Blue Meanie was a big hit, as it usually is, and it delivered what I’ve always referred to as its 1-2-3 punch. Punch 1, is the fact that it’s a clean and straight, gleaming little Datsun 1200 sedan, a nearly forgotten econobox from the early seventies and something that you just don’t see every day. It’s nice paint job, perfect condition alloys, Armoralled black LRR tires, and custom interior touches punctuated by the in your face stereo system, attracts even hard core American iron folks. Next to Rick’s gorgeous bright yellow ’53 Chevy, Blue Meanie looked sharp. Punch 2, is when they look into the open engine bay and spot lots of batteries, gold plated connectors, tidy wiring looms, funny looking ‘electronic’ boxes, and an electric motor…damn, this thing is an electric car! Punch 2 continues when you hit the remote, the trunk lid pops open, and with the press of another remote button, the motorized rear battery tray starts humming and out slides 7 more batteries in view. Punch 3, is when they either learn about its stunning acceleration performance, or, they witness it first hand.
While leaving, with the sounds of loud exhaust and huge engines all around us, everyone had their eyes on this little blue car, silently cruising toward the exit gate. John could not resist, all those eyes on his car doubting that little electric motor they had been staring at all day, he had to let just a little smoke out of the tires on the way through the gate. The crowd went wild!!

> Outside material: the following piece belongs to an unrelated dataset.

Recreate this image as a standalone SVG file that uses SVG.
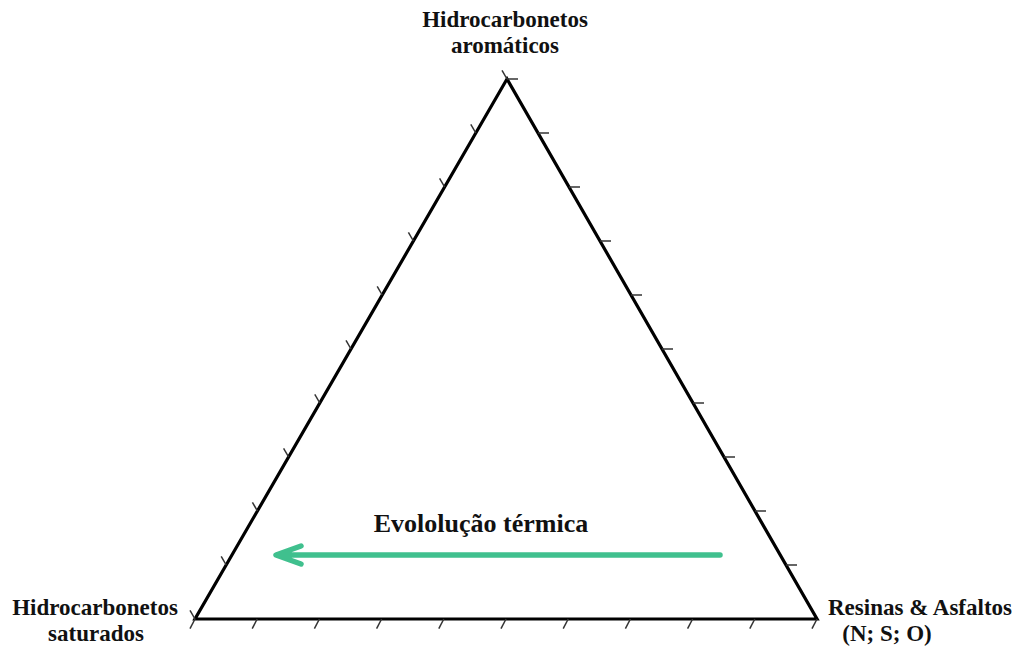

Well, it didn’t go quite like that, nice try. Tim What actually happened, was all day long, I was taunted by Tim, my brother Roger who had stopped by, and countless show goers, to take the car to an open area and do a smoke’n burnoff. As Tim pointed out, there were more than a few who had doubts about the claimed performance level of a ‘battery car’. A few were shown the video of White Zombie blowing off the V8 Mustang last year, and this pretty much sealed the deal for them.
The entire day, I resisted the requests, opting to behave myself. When we were leaving the show with FT sitting next to me, Tim was in the back seat and saying, “Come on John, light ‘em up for these guys.” I resisted for the moment, but then I looked over at the show’s security dudes who were smiling with big approval type grins and spinning their fingers in that universal hotrod sign language that says, “Light ‘em up.” This was more than I could take, and so down went my right foot…the Zilla responded instantly, and even with three of us loading down my little Datsun, the rear tires spun and scratched at the pavement with a very loud continuous squeal. Better than the security dudes, fellow hotrodders, and shocked show goers reactions, was the guy sitting next to me, Father Time, as his wry grin vaguely cloaked by his long white flowing beard could be seen as his sign of “Cool”.